Aimé Nouma griffonne, rature, réécrit. En décembre 2003, à l’Abracadabar de Paris, il « slame » pour la première fois. « Toi, t’es un Black Titi de Paname ! », lui lance, conquis, l’un des animateurs. Dès lors, il multiplie les scènes, intègre les collectifs Universlam et Planetslam, initie des jeunes à son art et, un temps, anime l’émission Slam parle de… sur la chaîne La Locale.

Le but n’est pas loin. Un album bouclera la boucle en février 2010. Aimé Nouma, étonnant mélange d’assurance, d’autorité et de réserve, y raconte les arrondissements de Paris découverts au gré de ses relations amoureuses. Il évoque aussi la délinquance, la prostitution et le devoir de mémoire. « Marianne, change de disque, cesse donc d’être amnésique », déclame-t-il de sa voix éraillée.

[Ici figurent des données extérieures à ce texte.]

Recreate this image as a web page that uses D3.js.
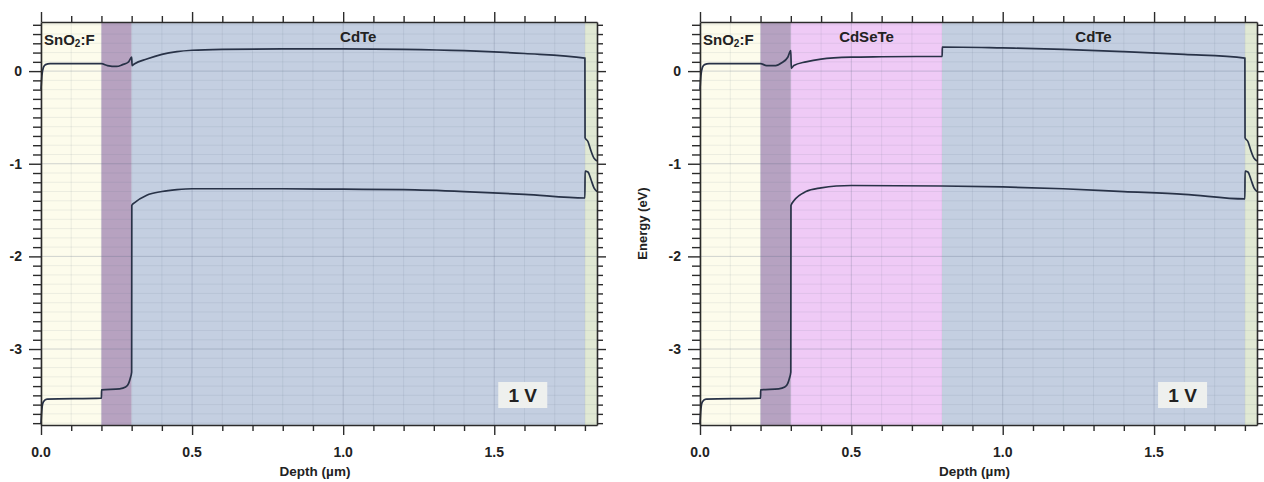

Père de trois enfants, dont deux nés au Cameroun, militant de la cause des sans-papiers, il reproche aujourd’hui à la France « d’avoir tiré profit des immigrés et de minimiser aujourd’hui leur apport ». Pour que le message passe, point de termes tarabiscotés et place à l’humour. « J’ai un langage assez imagé, qui ne boude pas l’argot et le verlan. J’ai envie qu’en m’écoutant les gens en aient plein les yeux et les oreilles, qu’ils vibrent. »

Apparemment, ça marche. « Aimé a un sens du rythme et du swing imbattable, lance, admiratif, le compositeur et musicien Yao Dembelé. Il y a beaucoup de rappeurs qu’il pourrait mettre à l’amende ! » Seul petit reproche, « sa fringale de faire trop de choses en même temps. Parfois, je suis obligé de le ramener à l’essentiel ! »

La prochaine priorité d’Aimé Nouma ? Le Téléthon 2009 (4 et 5 décembre), un programme télévisé récoltant des fonds pour combattre les maladies génétiques rares. Il slamera à cette occasion Tous plus forts que tout, un titre travaillé avec Yao Dembelé. C’est sa façon de se rapprocher des familles et des patients dont, quelque part, il partage la douleur. Depuis une rupture d’anévrisme, en 2002, son père est en effet hémiplégique. Un drame qui a accru les échanges entre les deux ex-footballeurs. Jadis avare de compliments, Olivier-Richard n’hésite plus à féliciter son fils. Pour lui montrer combien il est fier de lui.